A lot more has been on my mind lately about my journey towards weight loss. I find myself laying in bed at night asking myself, "How did I get here?"and "Why didn't I act sooner?" I look back at pictures from my junior high and high school years and cannot believe I'm nearly 200lbs heavier now than then. It's been less than 10 years! 200lbs in 10 years?! It's just unfathomable to me, I suppose. I just don't understand how I went from being a total athlete, playing every sport you can think of, to being 350lbs with a bad back and knee problems.

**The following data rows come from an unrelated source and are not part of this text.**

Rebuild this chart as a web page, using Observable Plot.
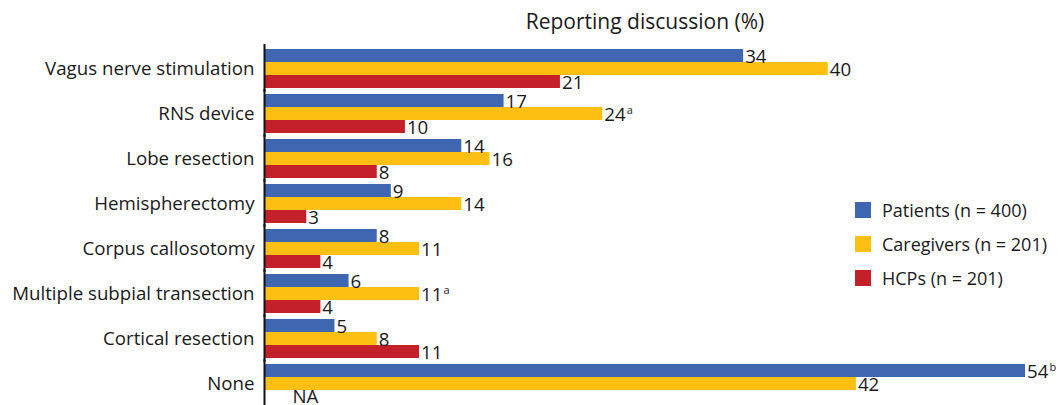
<!DOCTYPE html>
<html>
<head>
<meta charset="utf-8">
<script src="https://cdn.jsdelivr.net/npm/d3@7"></script>
<script src="https://cdn.jsdelivr.net/npm/@observablehq/plot@0.6"></script>
<style>
  body { margin: 0; background: #fff; font-family: "Open Sans", sans-serif; color: #1a1a1a; }
  #wrap { position: relative; width: 1059px; height: 405px; overflow: hidden; }
  #title { position: absolute; left: 445px; width: 400px; top: 7px; text-align: center; font-size: 21px; }
  #legend { position: absolute; left: 855px; top: 193px; font-size: 18px; }
  .row { display: flex; align-items: center; height: 34px; }
  .sw { width: 16px; height: 16px; margin-right: 11px; }
  #chart { position: absolute; left: 0; top: 0; }
</style>
</head>
<body>
<div id="wrap">
  <div id="chart"></div>
  <div id="title">Reporting discussion (%)</div>
  <div id="legend"></div>
</div>
<script>
const categories = ["Vagus nerve stimulation", "RNS device", "Lobe resection", "Hemispherectomy",
  "Corpus callosotomy", "Multiple subpial transection", "Cortical resection", "None"];
const seriesNames = ["Patients (n = 400)", "Caregivers (n = 201)", "HCPs (n = 201)"];
const colors = ["#3f67b1", "#fdbf11", "#c4202a"];
const patients = [34, 17, 14, 9, 8, 6, 5, 54];
const caregivers = [40, 24, 16, 14, 11, 11, 8, 42];
const hcps = [21, 10, 8, 3, 4, 4, 11, null];
const patientNotes = ["", "", "", "", "", "", "", "b"];
const caregiverNotes = ["", "a", "", "", "", "a", "", ""];
const hcpNotes = ["", "", "", "", "", "", "", ""];

const seriesValues = [patients, caregivers, hcps];
const seriesNotes = [patientNotes, caregiverNotes, hcpNotes];
const data = [];
categories.forEach((c, i) => {
  seriesNames.forEach((s, j) => {
    data.push({category: c, series: s, value: seriesValues[j][i], note: seriesNotes[j][i]});
  });
});
const present = data.filter(d => d.value != null);
const missing = data.filter(d => d.value == null);
const noted = data.filter(d => d.note);

const chart = Plot.plot({
  width: 1059,
  height: 405,
  marginLeft: 264,
  marginRight: 34,
  marginTop: 46,
  marginBottom: 0,
  style: {fontFamily: "Open Sans", fontSize: "18.7px", color: "#1a1a1a", background: "transparent"},
  x: {domain: [0, 54], axis: null},
  y: {domain: seriesNames, axis: null, padding: 0},
  fy: {domain: categories, paddingInner: 0.12, paddingOuter: 0, label: null},
  color: {domain: seriesNames, range: colors},
  marks: [
    Plot.axisFy({anchor: "left", tickSize: 0, tickPadding: 10, label: null, fontSize: 18.7, dy: 1}),
    Plot.barX(present, {fy: "category", y: "series", x: "value", fill: "series"}),
    Plot.text(present, {fy: "category", y: "series", x: "value", text: d => String(d.value),
      textAnchor: "start", dx: 1.5, dy: 1, fontSize: 18.7, fill: "#1a1a1a"}),
    Plot.text(noted, {fy: "category", y: "series", x: "value", text: "note",
      textAnchor: "start", dx: 24, dy: -3.5, fontSize: 11, fill: "#1a1a1a"}),
    Plot.text(missing, {fy: "category", y: "series", x: 0, text: () => "NA",
      textAnchor: "start", dx: 28, dy: 0, fontSize: 18.7, fill: "#1a1a1a"}),
    Plot.ruleX([0], {insetTop: -4, insetBottom: -4, stroke: "#111", strokeWidth: 2})
  ]
});
document.getElementById("chart").appendChild(chart);

const legend = document.getElementById("legend");
seriesNames.forEach((s, j) => {
  const row = document.createElement("div");
  row.className = "row";
  const sw = document.createElement("div");
  sw.className = "sw";
  sw.style.background = colors[j];
  const t = document.createElement("span");
  t.textContent = s;
  row.appendChild(sw);
  row.appendChild(t);
  legend.appendChild(row);
});
</script>
</body>
</html>
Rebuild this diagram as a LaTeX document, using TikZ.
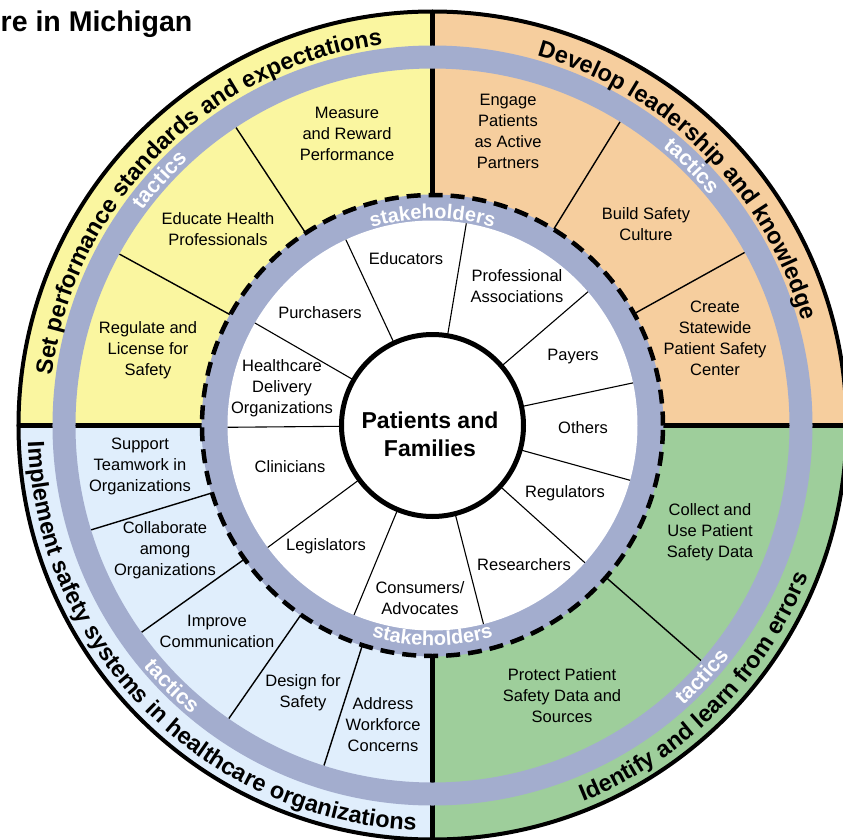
\documentclass[tikz,border=0pt]{standalone}
\usepackage{fontspec}
\setmainfont{Liberation Sans}
\usetikzlibrary{decorations.text}

\definecolor{standyellow}{RGB}{250,246,160}
\definecolor{leadpeach}{RGB}{246,206,158}
\definecolor{errgreen}{RGB}{158,206,155}
\definecolor{sysblue}{RGB}{224,238,252}
\definecolor{ringgray}{RGB}{163,173,206}

\newcommand{\quadfont}{\fontsize{23.5}{23.5}\selectfont\bfseries}
\newcommand{\ringfont}{\fontsize{20}{20}\selectfont\bfseries\color{white}}
\newcommand{\tacticsfont}{\fontsize{21.5}{21.5}\selectfont\bfseries\color{white}}

\tikzset{
	tactic/.style={align=center, inner sep=0pt, font=\fontsize{16.5}{21}\selectfont},
	holder/.style={tactic},
	spoke/.style={line width=1.4pt},
	divider/.style={line width=4.5pt},
	ringtext/.style={decorate, decoration={text along path, text align=center, text={#1}}},
}

\begin{document}
\begin{tikzpicture}[x=1pt, y=1pt]
	\useasboundingbox (-432.5,-413.5) rectangle (410.5,425.5);
	\clip (-432.5,-413.5) rectangle (410.5,425.5);
	\fill[white] (-432.5,-413.5) rectangle (410.5,425.5);

	% quadrants and their borders
	\foreach \a/\c in {0/leadpeach, 90/standyellow, 180/sysblue, 270/errgreen}
		\fill[\c] (0,0) -- (\a:414) arc[start angle=\a, delta angle=90, radius=414] -- cycle;
	\foreach \a in {0,90,180,270}
		\draw[divider] (\a:230) -- (\a:414);
	\foreach \a in {29,58.3,123.4,151.3,197,215.4,235.2,252.3,318.8}
		\draw[spoke] (\a:230) -- (\a:357);

	% rings
	\draw[ringgray, line width=23pt] (0,0) circle[radius=368.5];
	\fill[ringgray] (0,0) circle[radius=231];
	\fill[white] (0,0) circle[radius=205];
	\foreach \a in {12,40.7,80.5,115,150,180.5,216.5,247.5,284.4,318,344.5}
		\draw[spoke, line width=1.1pt] (\a:91) -- (\a:205);
	\draw[line width=4.5pt, dash pattern=on 14pt off 8pt] (0,0) circle[radius=230.5];
	\draw[line width=5pt, fill=white] (0,0) circle[radius=91];
	\draw[line width=4pt] (0,0) circle[radius=414];

	\node[anchor=base west, inner sep=0pt, font=\fontsize{28.5}{28.5}\selectfont\bfseries] (heading) at (-432,393.5) {re in Michigan};

	\path[ringtext={|\quadfont|Set performance standards and expectations}] (178:384) arc[start angle=178, end angle=92, radius=384];
	\path[ringtext={|\quadfont|Develop leadership and knowledge}] (88:384) arc[start angle=88, end angle=2, radius=384];
	\path[ringtext={|\quadfont|Implement safety systems in healthcare organizations}] (176:405) arc[start angle=176, end angle=274, radius=405];
	\path[ringtext={|\quadfont|Identify and learn from errors}] (-88:405) arc[start angle=-88, end angle=-2, radius=405];

	\path[ringtext={|\tacticsfont|tactics}] (150:361) arc[start angle=150, end angle=126, radius=361];
	\path[ringtext={|\tacticsfont|tactics}] (57:361) arc[start angle=57, end angle=33, radius=361];
	\path[ringtext={|\tacticsfont|tactics}] (213:376) arc[start angle=213, end angle=237, radius=376];
	\path[ringtext={|\tacticsfont|tactics}] (-55:376) arc[start angle=-55, end angle=-31, radius=376];
	\path[ringtext={|\ringfont|stakeholders}] (120:207) arc[start angle=120, end angle=60, radius=207];
	\path[ringtext={|\ringfont|stakeholders}] (240:220) arc[start angle=240, end angle=300, radius=220];

	% tactics
	\node[tactic] (measure) at (-85.5,291.5) {Measure\\and Reward\\Performance};
	\node[tactic] (educate) at (-214.5,196.5) {Educate Health\\Professionals};
	\node[tactic] (regulate) at (-284.5,75.5) {Regulate and\\License for\\Safety};
	\node[tactic] (engage) at (75.5,294.5) {Engage\\Patients\\as Active\\Partners};
	\node[tactic] (culture) at (213.5,201.5) {Build Safety\\Culture};
	\node[tactic] (statewide) at (282.5,87) {Create\\Statewide\\Patient Safety\\Center};
	\node[tactic] (collect) at (277.5,-106.5) {Collect and\\Use Patient\\Safety Data};
	\node[tactic] (protect) at (129.5,-270.5) {Protect Patient\\Safety Data and\\Sources};
	\node[tactic] (teamwork) at (-292.5,-40.5) {Support\\Teamwork in\\Organizations};
	\node[tactic] (collaborate) at (-267.5,-124.5) {Collaborate\\among\\Organizations};
	\node[tactic] (communication) at (-215.5,-206) {Improve\\Communication};
	\node[tactic] (design) at (-129.5,-267.5) {Design for\\Safety};
	\node[tactic] (workforce) at (-49.5,-299.5) {Address\\Workforce\\Concerns};

	% stakeholders
	\node[holder] (educators) at (-26.5,166.5) {Educators};
	\node[holder] (associations) at (84.5,139) {Professional\\Associations};
	\node[holder] (payers) at (140.5,68.5) {Payers};
	\node[holder] (others) at (150.5,-2.5) {Others};
	\node[holder] (regulators) at (132.5,-67.5) {Regulators};
	\node[holder] (researchers) at (91.5,-139.5) {Researchers};
	\node[holder] (consumers) at (-12.5,-173) {Consumers/\\Advocates};
	\node[holder] (legislators) at (-106.5,-120.5) {Legislators};
	\node[holder] (clinicians) at (-142.5,-41.5) {Clinicians};
	\node[holder] (delivery) at (-150.5,37.5) {Healthcare\\Delivery\\Organizations};
	\node[holder] (purchasers) at (-112.5,112.5) {Purchasers};
	\node[align=center, inner sep=0pt, font=\fontsize{23}{28}\selectfont\bfseries] (patients) at (-2.5,-8.5) {Patients and\\Families};
\end{tikzpicture}
\end{document}
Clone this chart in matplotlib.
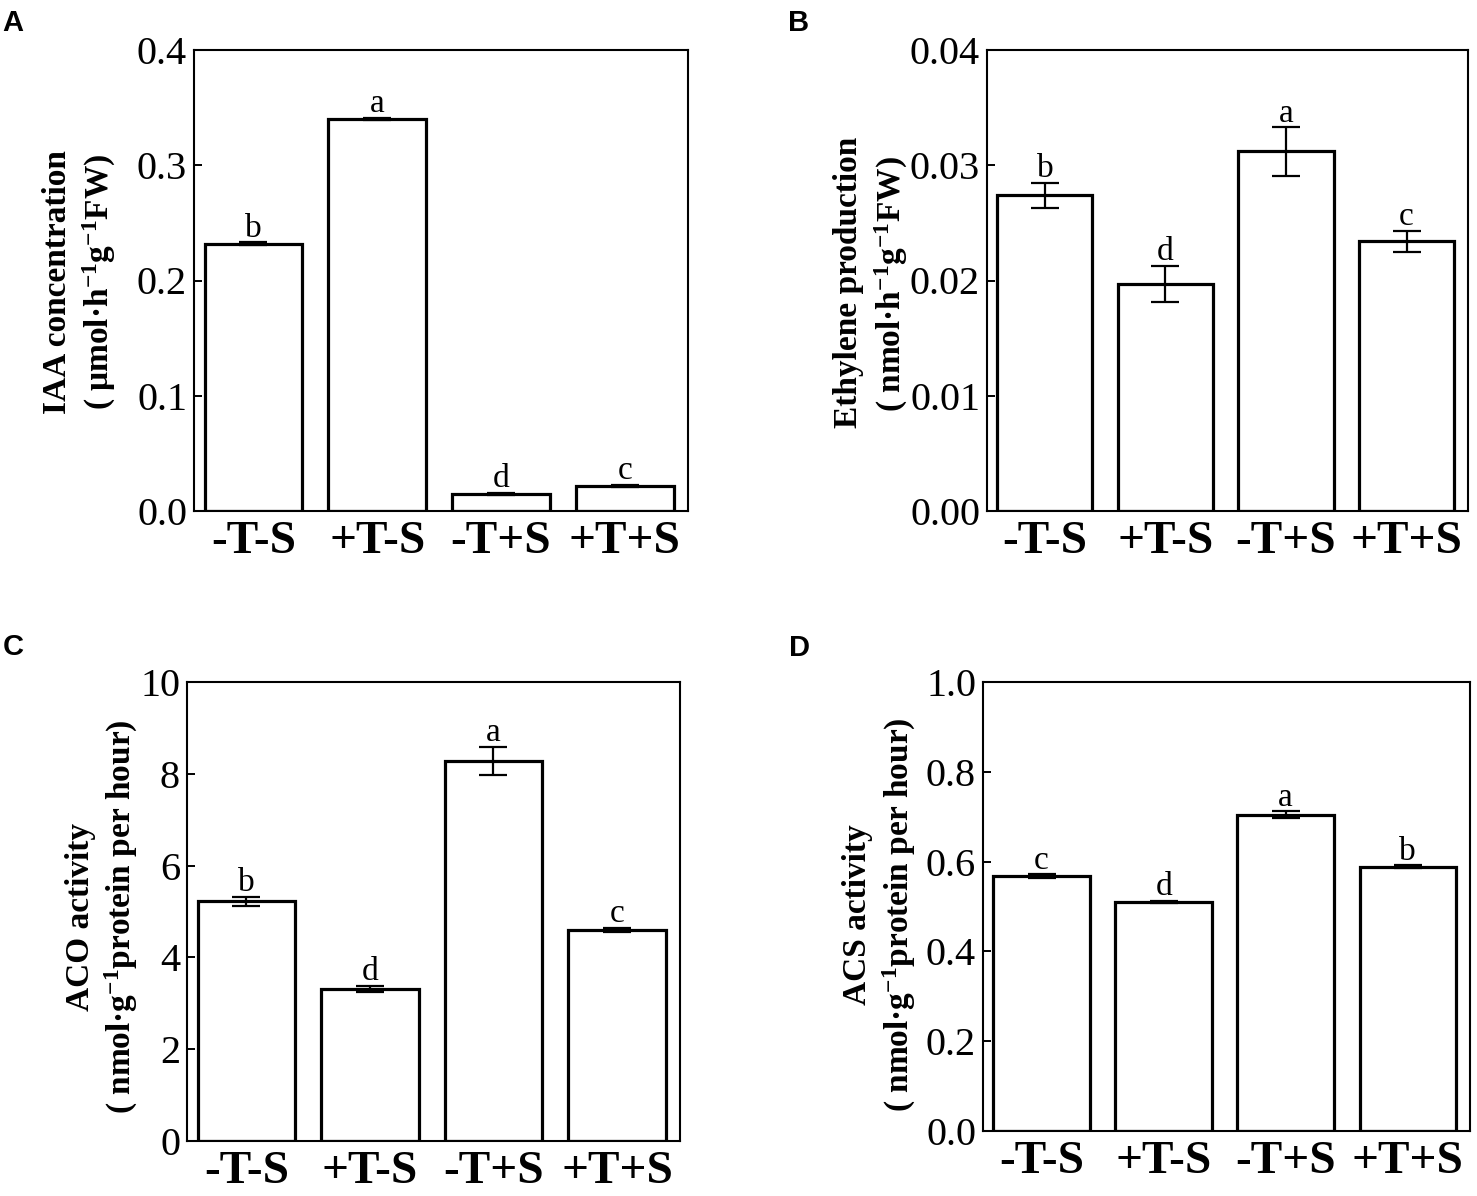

I suppose others go through the same though process, I just am not used to being so analytical of the things that led me to being this overweight. I love myself and I have always loved my body, regardless of what shape I've been in, it's just that now there are things I want to DO that I'm unable to because of my weight. For instance, I couldn't ride ANY carnival rides with my 4 year old daughter because I was over the 300lb weight limit. That literally crushed me, I was so embarrassed I nearly cried. Luckily I live in a place where total strangers can be the nicest people you'll ever meet and another parent with a little boy offered to let my daughter ride with them. My daughter just couldn't understand why her mommy couldn't "get smaller" and get on the ride. Trying to explain to my daughter that mommy is just too big to do things like that with her is literally heart wrenching. I don't know what a heart attack feels like, but that experience hurt my heart enough that I have a pretty good idea.